Sono un lavoratore precario, un musicista che cerca di farsi strada tra l’appiattimento culturale e il monopolio dei talent, in “tarda” età mi sono iscritto alla facoltà di Antropologia, quindi sono anche uno studente universitario, guido un’ utilitaria che cade a pezzi, etc etc…

L’ ironia è essenziale, non riuscirei a vivere senza. A volte esagero, potrei ironizzare sulla morte stessa. Non vuol dire che io sia superficiale o inopportuno, significa semplicemente metabolizzare in fretta il dolore e guardare avanti; certo, per quanto riguarda la morte, il guardare avanti risulta un po’ complicato.

Mi ha colpito, forse perché si stacca un po’ come sonorità, il pezzo “Monsieur Bardot”. Vorrei sapere come nasce.

E’ molto semplice. Nasce d’ Estate. Durante un giro in mountain bike nei boschi, sono caduto e mi sono fatto male a un ginocchio. Costretto a casa, mi sono messo al piano per scrivere qualcosa.

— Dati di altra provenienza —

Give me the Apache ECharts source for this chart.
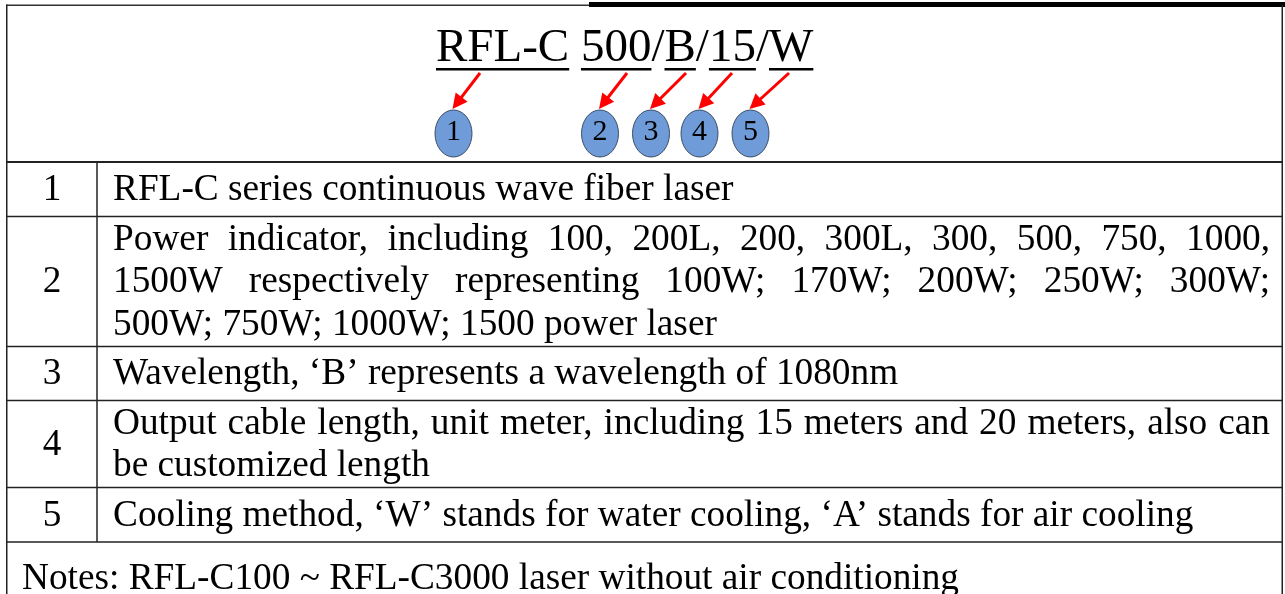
<!DOCTYPE html>
<html><head><meta charset="utf-8">
<script src="https://cdn.jsdelivr.net/npm/echarts@6/dist/echarts.min.js"></script>
<style>html,body{margin:0;padding:0;background:#fff}#c{width:1285px;height:594px}</style>
</head><body><div id="c"></div>
<script>
// ---- content ----
const titleParts = ["RFL-C", " ", "500", "/", "B", "/", "15", "/", "W"];
const underlinedParts = [0, 2, 4, 6, 8];
const markerLabels = ["1", "2", "3", "4", "5"];
const rowNumbers = ["1", "2", "3", "4", "5"];
const rowLines = [
  ["RFL-C series continuous wave fiber laser"],
  ["Power indicator, including 100, 200L, 200, 300L, 300, 500, 750, 1000,",
   "1500W respectively representing 100W; 170W; 200W; 250W; 300W;",
   "500W; 750W; 1000W; 1500 power laser"],
  ["Wavelength, \u2018B\u2019 represents a wavelength of 1080nm"],
  ["Output cable length, unit meter, including 15 meters and 20 meters, also can",
   "be customized length"],
  ["Cooling method, \u2018W\u2019 stands for water cooling, \u2018A\u2019 stands for air cooling"]
];
const justifiedLines = [[false], [true, true, false], [false], [true, false], [false]];
const notesText = "Notes: RFL-C100 ~ RFL-C3000 laser without air conditioning";

(function () {
// ---- layout ----
const FONT_FAMILY = '"Liberation Serif","Times New Roman",serif';
const BODY_SIZE = 37.3, TITLE_SIZE = 47, MARK_SIZE = 30;
const L = 6, R = 1283, COLX = 97;
const headerBottom = 162;
const rowBottoms = [216.5, 346.5, 400.5, 487.5, 542];
const TEXT_L = 113, TEXT_R = 1270, LINE_H = 42.5;
const TITLE_X = 436, TITLE_BASE = 64.5;
const markerCX = [453.5, 600, 651, 699.5, 750.5];
const markerCY = 133.5, MRX = 18.5, MRY = 23.5;
const arrowStartX = [480, 627, 686, 732, 789];
const ARROW_Y0 = 73, ARROW_Y1 = 109;

const ctx = document.createElement('canvas').getContext('2d');
function font(size) { return size + 'px ' + FONT_FAMILY; }
function measure(t, size) { ctx.font = font(size); return ctx.measureText(t).width; }
function txt(t, x, y, size, align) {
  return { type: 'text', silent: true, style: { text: t, x: x, y: y, font: font(size), fill: '#000',
    textAlign: align || 'left', textVerticalAlign: 'middle', align: align || 'left', verticalAlign: 'middle' } };
}
function rect(x, y, w, h, c) { return { type: 'rect', silent: true, shape: { x: x, y: y, width: w, height: h }, style: { fill: c } }; }

const els = [];
els.push(rect(0, 0, 1285, 594, '#fff'));
// borders
els.push(rect(L, 4.5, 589 - L, 1.5, '#333'));
els.push(rect(589, 2, 1285 - 589, 5, '#000'));
els.push(rect(L, 4.5, 1.5, 594, '#222'));
els.push(rect(R - 1.5, 4.5, 1.5, 594, '#222'));
els.push(rect(L, headerBottom - 1, R - L, 2, '#222'));
rowBottoms.forEach(y => els.push(rect(L, y - 0.75, R - L, 1.5, '#222')));
els.push(rect(COLX - 0.75, headerBottom, 1.5, rowBottoms[rowBottoms.length - 1] - headerBottom, '#222'));

// title
const midOff = 0.3375;
let tx = TITLE_X;
titleParts.forEach((p, i) => {
  const w = measure(p, TITLE_SIZE);
  els.push(txt(p, tx, TITLE_BASE - midOff * TITLE_SIZE, TITLE_SIZE));
  if (underlinedParts.indexOf(i) >= 0) els.push(rect(tx, TITLE_BASE + 3.5, w, 2.5, '#000'));
  tx += w;
});

// markers and arrows
markerLabels.forEach((lab, i) => {
  const cx = markerCX[i];
  els.push({ type: 'ellipse', silent: true, shape: { cx: cx, cy: markerCY, rx: MRX, ry: MRY },
    style: { fill: '#6f9bd8', stroke: '#3f4f66', lineWidth: 1 } });
  els.push(txt(lab, cx, markerCY - 1, MARK_SIZE, 'center'));
  const x0 = arrowStartX[i], y0 = ARROW_Y0, x1 = cx - 1, y1 = ARROW_Y1;
  const dx = x1 - x0, dy = y1 - y0, len = Math.sqrt(dx * dx + dy * dy);
  const ux = dx / len, uy = dy / len, hl = 15, hw = 7.5;
  const bx = x1 - ux * hl, by = y1 - uy * hl;
  els.push({ type: 'line', silent: true, shape: { x1: x0, y1: y0, x2: bx + ux * 2, y2: by + uy * 2 },
    style: { stroke: '#ff0000', lineWidth: 3 } });
  els.push({ type: 'polygon', silent: true, shape: { points: [[x1, y1], [bx - uy * hw, by + ux * hw], [bx + uy * hw, by - ux * hw]] },
    style: { fill: '#ff0000' } });
});

// rows
let rowTop = headerBottom;
rowLines.forEach((lines, r) => {
  const bottom = rowBottoms[r];
  const c = (rowTop + bottom) / 2 + 1;
  els.push(txt(rowNumbers[r], 52, c, BODY_SIZE, 'center'));
  const n = lines.length;
  lines.forEach((line, k) => {
    const y = c + (k - (n - 1) / 2) * LINE_H;
    if (justifiedLines[r][k]) {
      const words = line.split(' ');
      const ws = words.map(w => measure(w, BODY_SIZE));
      const sum = ws.reduce((a, b) => a + b, 0);
      const gap = (TEXT_R - TEXT_L - sum) / (words.length - 1);
      let x = TEXT_L;
      words.forEach((w, j) => { els.push(txt(w, x, y, BODY_SIZE)); x += ws[j] + gap; });
    } else {
      els.push(txt(line, TEXT_L, y, BODY_SIZE));
    }
  });
  rowTop = bottom;
});
els.push(txt(notesText, 22, 579, BODY_SIZE));

const chart = echarts.init(document.getElementById('c'), null, { renderer: 'canvas' });
chart.setOption({ animation: false, backgroundColor: '#fff', graphic: { elements: els } });
})();
</script></body></html>
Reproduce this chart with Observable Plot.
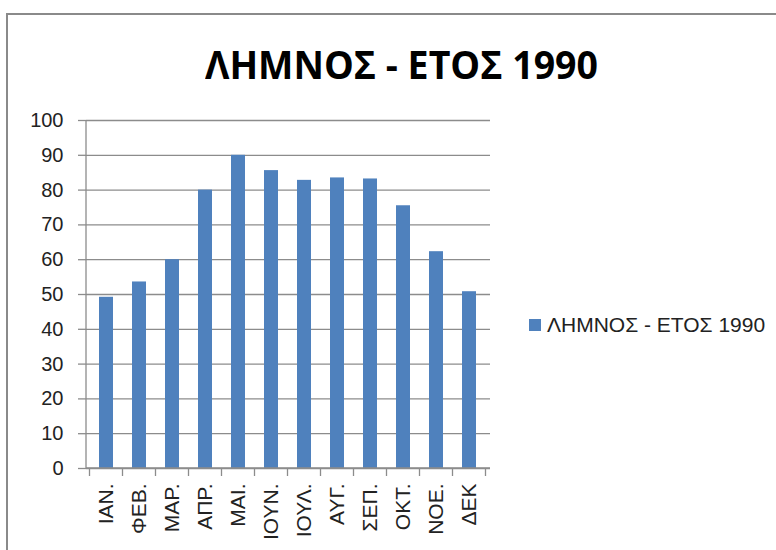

Di solito la mia scrittura è legata alla mobilità, le idee migliori mi vengono mentre guido, sul treno, mentre parlo con altre persone…

In quella situazione invece, mi sentivo in cattività, ero bloccato ma desideravo comunque scrivere. Cercavo di immaginare lo spazio che circonda casa mia e mi ricordai che vicino a me c’ era, e c’è, una vineria che si chiama Monsù Barbot.

Iniziai a fantasticare su un ragazzo timido che cerca di conquistare una donna. In Monsieur Bardot, uso il vino per far smuovere le cose e una vineria è il posto ideale, no? Ho pensato a una storia “pura” inserita in un contesto dionisiaco, l’estasi del luogo aiuta i protagonisti nella ricerca del piacere.

Si può pensare a questo ep come a un antipasto di un lp futuro oppure è un’opera a sé stante?

Questo ep è un’ opera a sé stante, sicuramente. Ha una sua identità e un suo filo logico, è completo. Io lo vedo come un piccolo passo, un piccolo sasso lanciato nel caos di questo mondo. Cerco di non pensare al futuro, sto provando a conquistare ogni singolo presente.